[PROBLEM TO SOLVE] Transcribe all of the material exactly. Any picture in it should be left out.

[PROVIDED MATERIAL]
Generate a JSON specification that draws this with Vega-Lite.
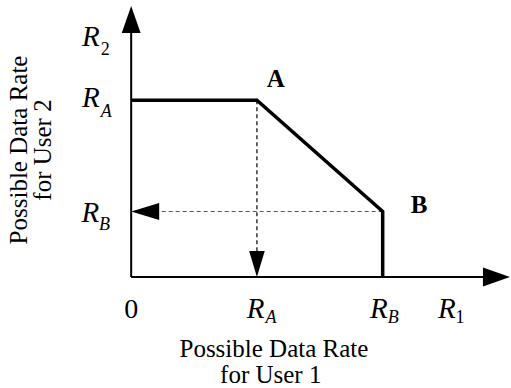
{
  "$schema": "https://vega.github.io/schema/vega-lite/v6.json",
  "width": 511,
  "height": 388,
  "padding": 0,
  "autosize": {"type": "fit", "contains": "padding"},
  "config": {"view": {"stroke": null}, "font": "Times New Roman, Liberation Serif, serif"},
  "datasets": {
    "axes": [
      {"name": "R1 axis", "x": 0, "y": 0, "x2": 2.95, "y2": 0},
      {"name": "R2 axis", "x": 0, "y": 0, "x2": 0, "y2": 4.05}
    ],
    "frontier": [
      {"step": 1, "x": 0, "y": 2.7},
      {"step": 2, "x": 1, "y": 2.7},
      {"step": 3, "x": 2, "y": 1.0},
      {"step": 4, "x": 2, "y": 0}
    ],
    "projV": [{"x": 1, "y": 2.7, "x2": 1, "y2": 0.3}],
    "projH": [{"x": 2, "y": 1.0, "x2": 0.15, "y2": 1.0}],
    "labels": [
      {"role": "main", "label": "R", "x": -0.25, "y": 3.527},
      {"role": "subnum", "label": "2", "x": -0.242, "y": 3.389},
      {"role": "main", "label": "R", "x": -0.25, "y": 2.595},
      {"role": "sub", "label": "A", "x": -0.242, "y": 2.443},
      {"role": "main", "label": "R", "x": -0.255, "y": 0.84},
      {"role": "sub", "label": "B", "x": -0.255, "y": 0.718},
      {"role": "num", "label": "0", "x": 0.0, "y": -0.626},
      {"role": "main", "label": "R", "x": 1.06, "y": -0.626},
      {"role": "sub", "label": "A", "x": 1.068, "y": -0.702},
      {"role": "main", "label": "R", "x": 2.04, "y": -0.626},
      {"role": "sub", "label": "B", "x": 2.04, "y": -0.702},
      {"role": "main", "label": "R", "x": 2.58, "y": -0.626},
      {"role": "subnum", "label": "1", "x": 2.58, "y": -0.702},
      {"role": "point", "label": "A", "x": 1.15, "y": 2.901},
      {"role": "point", "label": "B", "x": 2.29, "y": 0.977},
      {"role": "xtitle", "label": "Possible Data Rate", "x": 1.135, "y": -1.221},
      {"role": "xtitle", "label": "for User 1", "x": 1.11, "y": -1.618},
      {"role": "ytitle", "label": "Possible Data Rate", "x": -0.831, "y": 1.939},
      {"role": "ytitle", "label": "for User 2", "x": -0.635, "y": 1.939}
    ],
    "arrowUp": [{"x": 0, "y": 4.137}],
    "arrowRight": [{"x": 3.012, "y": 0}],
    "arrowDown": [{"x": 1, "y": 0}],
    "arrowLeft": [{"x": 0, "y": 1.0}]
  },
  "encoding": {
    "x": {"field": "x", "type": "quantitative", "axis": null,
      "scale": {"domain": [-1.0431, 2.9647], "nice": false, "zero": false}},
    "y": {"field": "y", "type": "quantitative", "axis": null,
      "scale": {"domain": [-1.6947, 4.229], "nice": false, "zero": false}}
  },
  "layer": [
    {
      "data": {"name": "projV"},
      "mark": {"type": "rule", "color": "black", "strokeWidth": 1.2, "strokeDash": [4, 3]},
      "encoding": {"x2": {"field": "x2"}, "y2": {"field": "y2"}}
    },
    {
      "data": {"name": "projH"},
      "mark": {"type": "rule", "color": "#555555", "strokeWidth": 1.2, "strokeDash": [4, 3]},
      "encoding": {"x2": {"field": "x2"}, "y2": {"field": "y2"}}
    },
    {
      "data": {"name": "axes"},
      "mark": {"type": "rule", "color": "black", "strokeWidth": 2},
      "encoding": {"x2": {"field": "x2"}, "y2": {"field": "y2"}}
    },
    {
      "data": {"name": "frontier"},
      "mark": {"type": "line", "color": "black", "strokeWidth": 3.5, "strokeJoin": "miter", "strokeCap": "butt"},
      "encoding": {"order": {"field": "step", "type": "quantitative"}}
    },
    {
      "data": {"name": "arrowUp"},
      "mark": {"type": "point", "filled": true, "color": "black", "opacity": 1, "strokeWidth": 0,
        "shape": "M0,0L-0.7,2L0.7,2Z", "size": 729}
    },
    {
      "data": {"name": "arrowRight"},
      "mark": {"type": "point", "filled": true, "color": "black", "opacity": 1, "strokeWidth": 0,
        "shape": "M0,0L-2,-0.7L-2,0.7Z", "size": 729}
    },
    {
      "data": {"name": "arrowDown"},
      "mark": {"type": "point", "filled": true, "color": "black", "opacity": 1, "strokeWidth": 0,
        "shape": "M0,0L-0.6,-2L0.6,-2Z", "size": 676}
    },
    {
      "data": {"name": "arrowLeft"},
      "mark": {"type": "point", "filled": true, "color": "black", "opacity": 1, "strokeWidth": 0,
        "shape": "M0,0L2,-0.6L2,0.6Z", "size": 784}
    },
    {
      "data": {"name": "labels"},
      "transform": [{"filter": "datum.role === 'main'"}],
      "mark": {"type": "text", "font": "Times New Roman, Liberation Serif, serif", "fontStyle": "italic", "fontSize": 29, "align": "right", "baseline": "alphabetic", "color": "black"},
      "encoding": {"text": {"field": "label"}}
    },
    {
      "data": {"name": "labels"},
      "transform": [{"filter": "datum.role === 'sub'"}],
      "mark": {"type": "text", "font": "Times New Roman, Liberation Serif, serif", "fontStyle": "italic", "fontSize": 18, "align": "left", "baseline": "alphabetic", "color": "black"},
      "encoding": {"text": {"field": "label"}}
    },
    {
      "data": {"name": "labels"},
      "transform": [{"filter": "datum.role === 'subnum'"}],
      "mark": {"type": "text", "font": "Times New Roman, Liberation Serif, serif", "fontSize": 18, "align": "left", "baseline": "alphabetic", "color": "black"},
      "encoding": {"text": {"field": "label"}}
    },
    {
      "data": {"name": "labels"},
      "transform": [{"filter": "datum.role === 'num'"}],
      "mark": {"type": "text", "font": "Times New Roman, Liberation Serif, serif", "fontSize": 28, "align": "center", "baseline": "alphabetic", "color": "black"},
      "encoding": {"text": {"field": "label"}}
    },
    {
      "data": {"name": "labels"},
      "transform": [{"filter": "datum.role === 'point'"}],
      "mark": {"type": "text", "font": "Times New Roman, Liberation Serif, serif", "fontWeight": "bold", "fontSize": 25, "align": "center", "baseline": "alphabetic", "color": "black"},
      "encoding": {"text": {"field": "label"}}
    },
    {
      "data": {"name": "labels"},
      "transform": [{"filter": "datum.role === 'xtitle'"}],
      "mark": {"type": "text", "font": "Times New Roman, Liberation Serif, serif", "fontSize": 25, "align": "center", "baseline": "alphabetic", "color": "black"},
      "encoding": {"text": {"field": "label"}}
    },
    {
      "data": {"name": "labels"},
      "transform": [{"filter": "datum.role === 'ytitle'"}],
      "mark": {"type": "text", "font": "Times New Roman, Liberation Serif, serif", "fontSize": 25, "align": "center", "baseline": "alphabetic", "angle": 270, "color": "black"},
      "encoding": {"text": {"field": "label"}}
    }
  ]
}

[RESULT OF THE EXERCISE]
Generate a JSON specification that draws this with Vega-Lite.
{
  "$schema": "https://vega.github.io/schema/vega-lite/v6.json",
  "width": 511,
  "height": 388,
  "padding": 0,
  "autosize": {"type": "fit", "contains": "padding"},
  "config": {"view": {"stroke": null}, "font": "Times New Roman, Liberation Serif, serif"},
  "datasets": {
    "axes": [
      {"name": "R1 axis", "x": 0, "y": 0, "x2": 2.95, "y2": 0},
      {"name": "R2 axis", "x": 0, "y": 0, "x2": 0, "y2": 4.05}
    ],
    "frontier": [
      {"step": 1, "x": 0, "y": 2.7},
      {"step": 2, "x": 1, "y": 2.7},
      {"step": 3, "x": 2, "y": 1.0},
      {"step": 4, "x": 2, "y": 0}
    ],
    "projV": [{"x": 1, "y": 2.7, "x2": 1, "y2": 0.3}],
    "projH": [{"x": 2, "y": 1.0, "x2": 0.15, "y2": 1.0}],
    "labels": [
      {"role": "main", "label": "R", "x": -0.25, "y": 3.527},
      {"role": "subnum", "label": "2", "x": -0.242, "y": 3.389},
      {"role": "main", "label": "R", "x": -0.25, "y": 2.595},
      {"role": "sub", "label": "A", "x": -0.242, "y": 2.443},
      {"role": "main", "label": "R", "x": -0.255, "y": 0.84},
      {"role": "sub", "label": "B", "x": -0.255, "y": 0.718},
      {"role": "num", "label": "0", "x": 0.0, "y": -0.626},
      {"role": "main", "label": "R", "x": 1.06, "y": -0.626},
      {"role": "sub", "label": "A", "x": 1.068, "y": -0.702},
      {"role": "main", "label": "R", "x": 2.04, "y": -0.626},
      {"role": "sub", "label": "B", "x": 2.04, "y": -0.702},
      {"role": "main", "label": "R", "x": 2.58, "y": -0.626},
      {"role": "subnum", "label": "1", "x": 2.58, "y": -0.702},
      {"role": "point", "label": "A", "x": 1.15, "y": 2.901},
      {"role": "point", "label": "B", "x": 2.29, "y": 0.977},
      {"role": "xtitle", "label": "Possible Data Rate", "x": 1.135, "y": -1.221},
      {"role": "xtitle", "label": "for User 1", "x": 1.11, "y": -1.618},
      {"role": "ytitle", "label": "Possible Data Rate", "x": -0.831, "y": 1.939},
      {"role": "ytitle", "label": "for User 2", "x": -0.635, "y": 1.939}
    ],
    "arrowUp": [{"x": 0, "y": 4.137}],
    "arrowRight": [{"x": 3.012, "y": 0}],
    "arrowDown": [{"x": 1, "y": 0}],
    "arrowLeft": [{"x": 0, "y": 1.0}]
  },
  "encoding": {
    "x": {"field": "x", "type": "quantitative", "axis": null,
      "scale": {"domain": [-1.0431, 2.9647], "nice": false, "zero": false}},
    "y": {"field": "y", "type": "quantitative", "axis": null,
      "scale": {"domain": [-1.6947, 4.229], "nice": false, "zero": false}}
  },
  "layer": [
    {
      "data": {"name": "projV"},
      "mark": {"type": "rule", "color": "black", "strokeWidth": 1.2, "strokeDash": [4, 3]},
      "encoding": {"x2": {"field": "x2"}, "y2": {"field": "y2"}}
    },
    {
      "data": {"name": "projH"},
      "mark": {"type": "rule", "color": "#555555", "strokeWidth": 1.2, "strokeDash": [4, 3]},
      "encoding": {"x2": {"field": "x2"}, "y2": {"field": "y2"}}
    },
    {
      "data": {"name": "axes"},
      "mark": {"type": "rule", "color": "black", "strokeWidth": 2},
      "encoding": {"x2": {"field": "x2"}, "y2": {"field": "y2"}}
    },
    {
      "data": {"name": "frontier"},
      "mark": {"type": "line", "color": "black", "strokeWidth": 3.5, "strokeJoin": "miter", "strokeCap": "butt"},
      "encoding": {"order": {"field": "step", "type": "quantitative"}}
    },
    {
      "data": {"name": "arrowUp"},
      "mark": {"type": "point", "filled": true, "color": "black", "opacity": 1, "strokeWidth": 0,
        "shape": "M0,0L-0.7,2L0.7,2Z", "size": 729}
    },
    {
      "data": {"name": "arrowRight"},
      "mark": {"type": "point", "filled": true, "color": "black", "opacity": 1, "strokeWidth": 0,
        "shape": "M0,0L-2,-0.7L-2,0.7Z", "size": 729}
    },
    {
      "data": {"name": "arrowDown"},
      "mark": {"type": "point", "filled": true, "color": "black", "opacity": 1, "strokeWidth": 0,
        "shape": "M0,0L-0.6,-2L0.6,-2Z", "size": 676}
    },
    {
      "data": {"name": "arrowLeft"},
      "mark": {"type": "point", "filled": true, "color": "black", "opacity": 1, "strokeWidth": 0,
        "shape": "M0,0L2,-0.6L2,0.6Z", "size": 784}
    },
    {
      "data": {"name": "labels"},
      "transform": [{"filter": "datum.role === 'main'"}],
      "mark": {"type": "text", "font": "Times New Roman, Liberation Serif, serif", "fontStyle": "italic", "fontSize": 29, "align": "right", "baseline": "alphabetic", "color": "black"},
      "encoding": {"text": {"field": "label"}}
    },
    {
      "data": {"name": "labels"},
      "transform": [{"filter": "datum.role === 'sub'"}],
      "mark": {"type": "text", "font": "Times New Roman, Liberation Serif, serif", "fontStyle": "italic", "fontSize": 18, "align": "left", "baseline": "alphabetic", "color": "black"},
      "encoding": {"text": {"field": "label"}}
    },
    {
      "data": {"name": "labels"},
      "transform": [{"filter": "datum.role === 'subnum'"}],
      "mark": {"type": "text", "font": "Times New Roman, Liberation Serif, serif", "fontSize": 18, "align": "left", "baseline": "alphabetic", "color": "black"},
      "encoding": {"text": {"field": "label"}}
    },
    {
      "data": {"name": "labels"},
      "transform": [{"filter": "datum.role === 'num'"}],
      "mark": {"type": "text", "font": "Times New Roman, Liberation Serif, serif", "fontSize": 28, "align": "center", "baseline": "alphabetic", "color": "black"},
      "encoding": {"text": {"field": "label"}}
    },
    {
      "data": {"name": "labels"},
      "transform": [{"filter": "datum.role === 'point'"}],
      "mark": {"type": "text", "font": "Times New Roman, Liberation Serif, serif", "fontWeight": "bold", "fontSize": 25, "align": "center", "baseline": "alphabetic", "color": "black"},
      "encoding": {"text": {"field": "label"}}
    },
    {
      "data": {"name": "labels"},
      "transform": [{"filter": "datum.role === 'xtitle'"}],
      "mark": {"type": "text", "font": "Times New Roman, Liberation Serif, serif", "fontSize": 25, "align": "center", "baseline": "alphabetic", "color": "black"},
      "encoding": {"text": {"field": "label"}}
    },
    {
      "data": {"name": "labels"},
      "transform": [{"filter": "datum.role === 'ytitle'"}],
      "mark": {"type": "text", "font": "Times New Roman, Liberation Serif, serif", "fontSize": 25, "align": "center", "baseline": "alphabetic", "angle": 270, "color": "black"},
      "encoding": {"text": {"field": "label"}}
    }
  ]
}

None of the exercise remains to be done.